Most of the criticism focused on how the president was to be elected. Surprisingly, given the enormous heat and animosity shown in the preceding general elections, the two coalition leaders organized a meeting to try to come up with a candidate that was acceptable to both. The attempts failed quickly, with the Union arguing that the House of Freedom was not interested in any candidate, and the House of Freedom arguing that the Union was not proposing any that were acceptable.
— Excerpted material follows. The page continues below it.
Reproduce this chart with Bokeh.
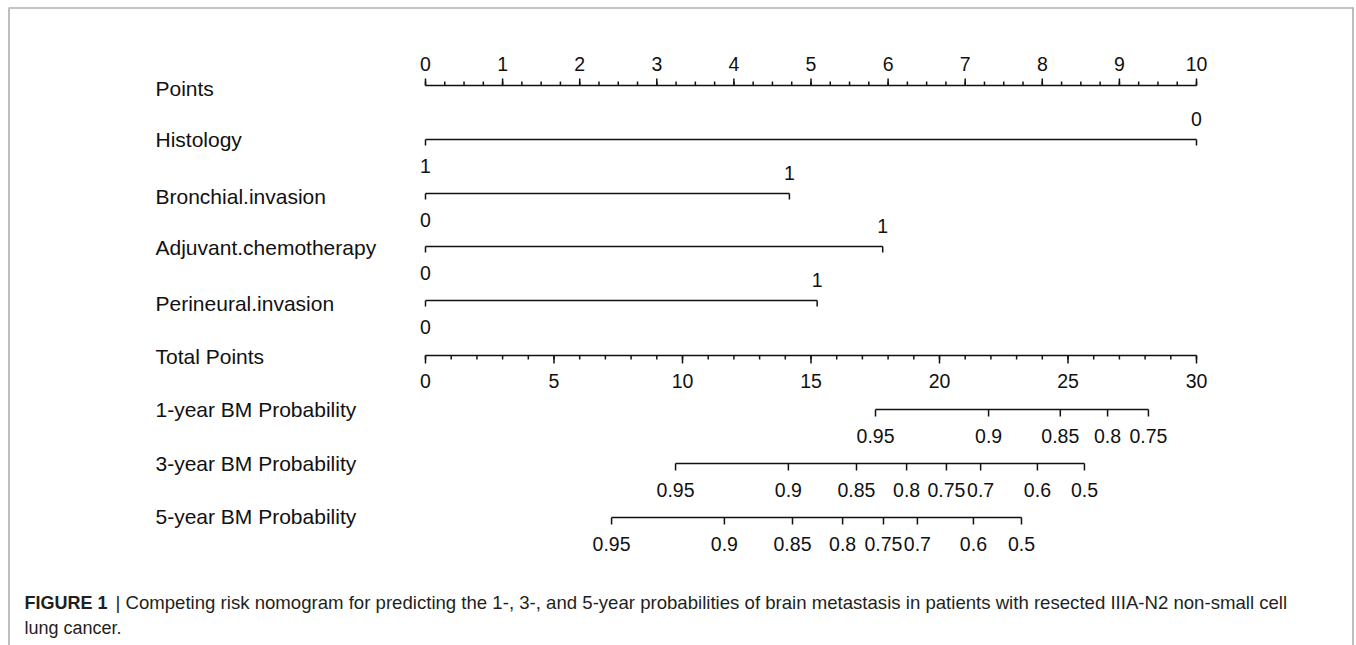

Silvio Berlusconi, the leader of the opposition, was the most vocal opponent of any candidate that came from the former Italian Communist Party, in line with the anti-communist stance he had taken in the campaign. His allies, especially the Union of Christian and Centre Democrats (UDC), openly disagreed with his intransigence but vowed to stick with their ally's decision. Yet, when Napolitano was elected, Silvio Berlusconi gave an interview to one of his political magazines Panorama saying that the UDC betrayed him by letting 60 of his electors cast a blank vote on the first ballot, instead of supporting the official candidate Gianni Letta. When the UDC argued that this might have spelled the end of the Coalition, Silvio Berlusconi quickly changed his stance by saying, as he often had, that he had been "misunderstood" and that he never gave that journalist an interview.
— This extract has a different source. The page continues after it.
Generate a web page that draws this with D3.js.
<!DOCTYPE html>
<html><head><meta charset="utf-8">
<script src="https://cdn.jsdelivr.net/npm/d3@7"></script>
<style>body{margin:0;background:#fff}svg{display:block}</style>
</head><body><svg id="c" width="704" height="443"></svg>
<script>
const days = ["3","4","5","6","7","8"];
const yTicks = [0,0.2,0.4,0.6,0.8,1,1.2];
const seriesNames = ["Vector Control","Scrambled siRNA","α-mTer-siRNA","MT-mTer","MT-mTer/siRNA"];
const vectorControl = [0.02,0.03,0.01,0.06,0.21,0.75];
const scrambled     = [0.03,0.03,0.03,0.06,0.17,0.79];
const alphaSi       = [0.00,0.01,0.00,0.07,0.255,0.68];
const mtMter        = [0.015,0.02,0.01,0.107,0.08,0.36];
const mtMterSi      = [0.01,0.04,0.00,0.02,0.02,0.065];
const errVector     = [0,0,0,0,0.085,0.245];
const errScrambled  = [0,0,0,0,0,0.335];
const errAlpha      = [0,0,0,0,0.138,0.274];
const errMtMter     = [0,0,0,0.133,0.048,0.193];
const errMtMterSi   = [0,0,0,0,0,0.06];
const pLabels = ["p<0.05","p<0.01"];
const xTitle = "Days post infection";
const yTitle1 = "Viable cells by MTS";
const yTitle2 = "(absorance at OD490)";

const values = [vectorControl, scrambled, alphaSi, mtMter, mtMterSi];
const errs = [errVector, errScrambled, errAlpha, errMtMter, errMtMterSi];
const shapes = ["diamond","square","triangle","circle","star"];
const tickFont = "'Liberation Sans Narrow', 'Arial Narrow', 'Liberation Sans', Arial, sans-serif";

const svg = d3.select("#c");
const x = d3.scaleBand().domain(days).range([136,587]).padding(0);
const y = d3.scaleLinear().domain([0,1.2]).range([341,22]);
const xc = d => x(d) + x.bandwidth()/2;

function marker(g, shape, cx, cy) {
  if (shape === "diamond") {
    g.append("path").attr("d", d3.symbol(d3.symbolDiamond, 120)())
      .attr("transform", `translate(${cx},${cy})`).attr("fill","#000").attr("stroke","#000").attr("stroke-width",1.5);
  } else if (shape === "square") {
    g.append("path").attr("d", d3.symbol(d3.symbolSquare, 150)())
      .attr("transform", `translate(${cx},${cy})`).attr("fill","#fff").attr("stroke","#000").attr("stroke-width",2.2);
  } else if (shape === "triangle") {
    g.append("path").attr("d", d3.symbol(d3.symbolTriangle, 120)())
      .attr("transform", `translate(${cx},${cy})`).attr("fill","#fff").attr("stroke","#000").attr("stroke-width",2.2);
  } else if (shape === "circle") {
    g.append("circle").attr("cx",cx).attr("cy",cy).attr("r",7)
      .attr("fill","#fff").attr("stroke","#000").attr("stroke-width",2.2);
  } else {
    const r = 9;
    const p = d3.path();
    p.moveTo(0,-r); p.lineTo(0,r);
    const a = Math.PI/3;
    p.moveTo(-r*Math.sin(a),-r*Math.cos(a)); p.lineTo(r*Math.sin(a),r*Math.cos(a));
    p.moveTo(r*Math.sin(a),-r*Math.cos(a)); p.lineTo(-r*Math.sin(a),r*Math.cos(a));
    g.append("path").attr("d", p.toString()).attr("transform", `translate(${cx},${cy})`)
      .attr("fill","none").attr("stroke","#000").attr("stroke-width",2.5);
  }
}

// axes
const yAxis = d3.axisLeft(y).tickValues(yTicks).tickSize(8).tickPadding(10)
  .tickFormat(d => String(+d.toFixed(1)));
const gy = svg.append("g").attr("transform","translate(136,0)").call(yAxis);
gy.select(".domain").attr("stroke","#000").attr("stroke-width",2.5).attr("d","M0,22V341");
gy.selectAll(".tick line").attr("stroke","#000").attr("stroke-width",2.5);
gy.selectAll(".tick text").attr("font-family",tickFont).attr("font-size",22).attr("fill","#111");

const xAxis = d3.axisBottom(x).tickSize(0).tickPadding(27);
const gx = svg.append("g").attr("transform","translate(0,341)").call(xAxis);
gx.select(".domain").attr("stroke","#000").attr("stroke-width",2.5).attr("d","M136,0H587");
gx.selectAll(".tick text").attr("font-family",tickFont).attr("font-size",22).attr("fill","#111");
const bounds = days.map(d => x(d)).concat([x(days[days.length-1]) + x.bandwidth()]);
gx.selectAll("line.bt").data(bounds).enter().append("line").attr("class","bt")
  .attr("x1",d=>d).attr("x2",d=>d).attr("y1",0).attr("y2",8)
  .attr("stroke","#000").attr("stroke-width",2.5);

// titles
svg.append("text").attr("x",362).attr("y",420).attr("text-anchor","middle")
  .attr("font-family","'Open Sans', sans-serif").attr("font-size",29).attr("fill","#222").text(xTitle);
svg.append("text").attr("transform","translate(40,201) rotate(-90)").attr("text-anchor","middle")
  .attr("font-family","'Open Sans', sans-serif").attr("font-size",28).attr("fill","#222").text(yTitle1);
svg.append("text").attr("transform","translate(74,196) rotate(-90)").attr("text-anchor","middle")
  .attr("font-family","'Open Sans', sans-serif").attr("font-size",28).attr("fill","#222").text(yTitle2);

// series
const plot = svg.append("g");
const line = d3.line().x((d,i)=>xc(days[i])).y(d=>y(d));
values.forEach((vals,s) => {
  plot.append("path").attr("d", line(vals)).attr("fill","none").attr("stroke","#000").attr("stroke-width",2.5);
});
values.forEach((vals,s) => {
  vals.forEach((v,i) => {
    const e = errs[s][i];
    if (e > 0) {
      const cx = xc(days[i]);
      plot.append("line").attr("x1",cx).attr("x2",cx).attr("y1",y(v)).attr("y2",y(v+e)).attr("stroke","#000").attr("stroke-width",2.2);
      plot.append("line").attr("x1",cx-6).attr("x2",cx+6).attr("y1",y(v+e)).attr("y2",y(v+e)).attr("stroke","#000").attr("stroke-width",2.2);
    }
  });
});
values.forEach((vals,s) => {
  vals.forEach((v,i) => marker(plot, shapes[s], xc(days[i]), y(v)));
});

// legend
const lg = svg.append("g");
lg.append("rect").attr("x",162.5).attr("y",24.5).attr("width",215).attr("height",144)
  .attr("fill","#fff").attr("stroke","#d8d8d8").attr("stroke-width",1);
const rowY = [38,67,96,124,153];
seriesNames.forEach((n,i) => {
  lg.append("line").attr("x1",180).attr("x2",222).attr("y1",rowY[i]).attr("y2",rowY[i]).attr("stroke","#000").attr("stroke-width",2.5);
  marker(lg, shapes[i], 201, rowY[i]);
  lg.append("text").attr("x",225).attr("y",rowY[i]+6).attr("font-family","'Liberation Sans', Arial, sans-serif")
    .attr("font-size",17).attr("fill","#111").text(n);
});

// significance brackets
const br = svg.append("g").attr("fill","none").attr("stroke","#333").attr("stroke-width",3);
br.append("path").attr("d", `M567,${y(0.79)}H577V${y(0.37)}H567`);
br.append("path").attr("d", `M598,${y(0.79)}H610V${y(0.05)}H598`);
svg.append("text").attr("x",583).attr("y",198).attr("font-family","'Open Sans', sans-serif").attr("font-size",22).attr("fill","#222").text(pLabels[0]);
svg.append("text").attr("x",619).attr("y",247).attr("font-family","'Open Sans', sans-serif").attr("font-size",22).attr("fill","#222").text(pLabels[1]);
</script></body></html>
The candidacy of Massimo D'Alema was supported by his party, the Democrats of the Left, and by other parties of the coalition, such as the Party of Italian Communists, the Communist Refoundation Party and Democracy is Freedom – The Daisy, but opposed by others, such as the Rose in the Fist, arguing that his candidacy was driven by a particracy's mentality. Also, part of the left-wing coalition considered D'Alema far too willing to conduct backroom deals with the opposition. Some moderate journalists liked D'Alema because his presidency would have given Romano Prodi a stabler government, since the biggest party of the Union had not been rewarded with any institutional position.

In the opposition coalition, while Silvio Berlusconi vehemently opposed a D'Alema presidency, some of his aides, such as Marcello Dell'Utri, and some aligned newspapers, such as Il Foglio, campaigned for D'Alema. However, the official stance of the centre-right was that D'Alema, being an important left-wing politician and having participated in the election campaign, was ill-suited for president, a role that it is supposed to be impartial.
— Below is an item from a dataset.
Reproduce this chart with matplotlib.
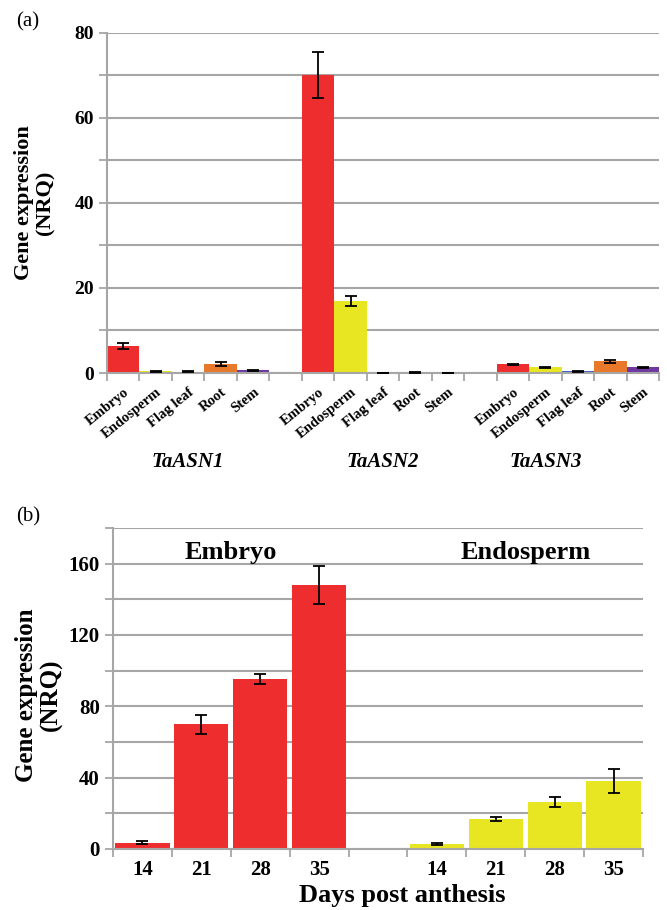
import numpy as np
import matplotlib
matplotlib.use('Agg')
import matplotlib.pyplot as plt
from matplotlib.ticker import FixedLocator, NullFormatter

plt.rcParams['font.family'] = ['Liberation Serif', 'DejaVu Serif']

# panel (a): tissue expression of three genes
genes = ['TaASN1', 'TaASN2', 'TaASN3']
tissues = ['Embryo', 'Endosperm', 'Flag leaf', 'Root', 'Stem']
tissue_colors = ['#EE2E2E', '#E8E622', '#3F64C8', '#E8782A', '#7039A0']
asn1_val = [6.3, 0.45, 0.3, 2.1, 0.6]
asn1_err = [0.7, 0.1, 0.08, 0.45, 0.12]
asn2_val = [70.0, 16.9, 0.05, 0.15, 0.05]
asn2_err = [5.4, 1.2, 0.0, 0.1, 0.0]
asn3_val = [2.0, 1.35, 0.4, 2.8, 1.35]
asn3_err = [0.2, 0.15, 0.08, 0.35, 0.15]
gene_label_x = [2, 8, 13]

# panel (b): time course in embryo and endosperm
days = ['14', '21', '28', '35']
embryo_val = [3.5, 70.0, 95.5, 148.0]
embryo_err = [0.8, 5.4, 2.9, 10.5]
endo_val = [2.6, 16.8, 26.3, 38.0]
endo_err = [0.5, 1.3, 2.9, 6.7]

W, H = 667, 910
grid_col = '#A6A6A6'


def px_axes(fig, left, right, top, bottom):
    return fig.add_axes([left / W, 1 - bottom / H, (right - left) / W, (bottom - top) / H])


def style_axes(ax):
    for s in ['top', 'right']:
        ax.spines[s].set_visible(False)
    for s in ['left', 'bottom']:
        ax.spines[s].set_color(grid_col)
        ax.spines[s].set_linewidth(1.5)
    ax.yaxis.grid(True, color=grid_col, lw=1.5)
    ax.set_axisbelow(True)
    ax.tick_params(axis='both', which='major', color=grid_col, width=1.3, length=6)
    ax.tick_params(axis='x', which='minor', length=0)


fig = plt.figure(figsize=(W / 100, H / 100), dpi=100)

# ---------- (a)
ax1 = px_axes(fig, 107, 659, 32.7, 373)
all_val = [asn1_val, asn2_val, asn3_val]
all_err = [asn1_err, asn2_err, asn3_err]
centers = []
for g in range(3):
    x = np.arange(5) + g * 6
    centers.extend(x)
    ax1.bar(x, all_val[g], width=1.0, color=tissue_colors, zorder=2)
    ax1.errorbar(x, all_val[g], yerr=all_err[g], fmt='none', ecolor='black',
                 elinewidth=1.3, capsize=4, capthick=1.3, zorder=3)
ax1.set_xlim(-0.5, 16.5)
ax1.set_ylim(0, 80)
style_axes(ax1)
yt1 = np.arange(0, 81, 10)
ax1.set_yticks(yt1)
ax1.set_yticklabels(['%d' % v if v % 20 == 0 else '' for v in yt1],
                    fontsize=14, fontweight='bold')
ax1.xaxis.set_major_locator(FixedLocator(np.arange(-0.5, 17, 1)))
ax1.xaxis.set_major_formatter(NullFormatter())
ax1.set_xticks(centers, minor=True)
ax1.set_xticklabels(tissues * 3, minor=True, rotation=39, ha='right', va='top',
                    rotation_mode='anchor', fontsize=10.5, fontweight='bold')
ax1.tick_params(axis='x', which='minor', pad=9)
gene_y = -(462 - 373) / (373 - 32.7)
for i, g in enumerate(genes):
    ax1.text(gene_label_x[i], gene_y, g, transform=ax1.get_xaxis_transform(),
             fontsize=15, fontweight='bold', style='italic', ha='center', va='center')
fig.text(35 / W, 1 - 203 / H, 'Gene expression\n(NRQ)', rotation=90, ha='center', va='center',
         fontsize=16, fontweight='bold', linespacing=1.1, multialignment='center')
fig.text(28 / W, 1 - 22 / H, '(a)', ha='center', va='center', fontsize=15)

# ---------- (b)
ax2 = px_axes(fig, 113, 643, 528, 849)
xe = np.arange(4)
xn = np.arange(4) + 5
ax2.bar(xe, embryo_val, width=0.92, color='#EE2E2E', zorder=2)
ax2.bar(xn, endo_val, width=0.92, color='#E8E622', zorder=2)
ax2.errorbar(xe, embryo_val, yerr=embryo_err, fmt='none', ecolor='black',
             elinewidth=1.3, capsize=4, capthick=1.3, zorder=3)
ax2.errorbar(xn, endo_val, yerr=endo_err, fmt='none', ecolor='black',
             elinewidth=1.3, capsize=4, capthick=1.3, zorder=3)
ax2.set_xlim(-0.5, 8.5)
ax2.set_ylim(0, 180)
style_axes(ax2)
yt2 = np.arange(0, 181, 20)
ax2.set_yticks(yt2)
ax2.set_yticklabels(['%d' % v if v % 40 == 0 else '' for v in yt2],
                    fontsize=15, fontweight='bold')
ax2.xaxis.set_major_locator(FixedLocator(np.arange(-0.5, 9, 1)))
ax2.xaxis.set_major_formatter(NullFormatter())
ax2.set_xticks(np.concatenate([xe, xn]), minor=True)
ax2.set_xticklabels(days * 2, minor=True, fontsize=15, fontweight='bold')
ax2.tick_params(axis='x', which='minor', pad=8)
ax2.text(xe.mean(), 166.5, 'Embryo', ha='center', va='center', fontsize=19, fontweight='bold')
ax2.text(xn.mean(), 166.5, 'Endosperm', ha='center', va='center', fontsize=19, fontweight='bold')
ax2.set_xlabel('Days post anthesis', fontsize=19, fontweight='bold')
ax2.xaxis.set_label_coords((402 - 113) / 530, -(884 - 849) / 321)
fig.text(39 / W, 1 - 695 / H, 'Gene expression\n(NRQ)', rotation=90, ha='center', va='center',
         fontsize=18, fontweight='bold', linespacing=1.1, multialignment='center')
fig.text(28 / W, 1 - 517 / H, '(b)', ha='center', va='center', fontsize=15)

fig.savefig('out.png', dpi=100)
However, when the Union proposed Giorgio Napolitano, a senator for life that in recent years had not had a prominent role in politics, the House of Freedom objected that the Union should have presented a list of names. In the end, the House of Freedom chose to cast a blank vote. Some right-wing newspapers protested the communist background of the new president.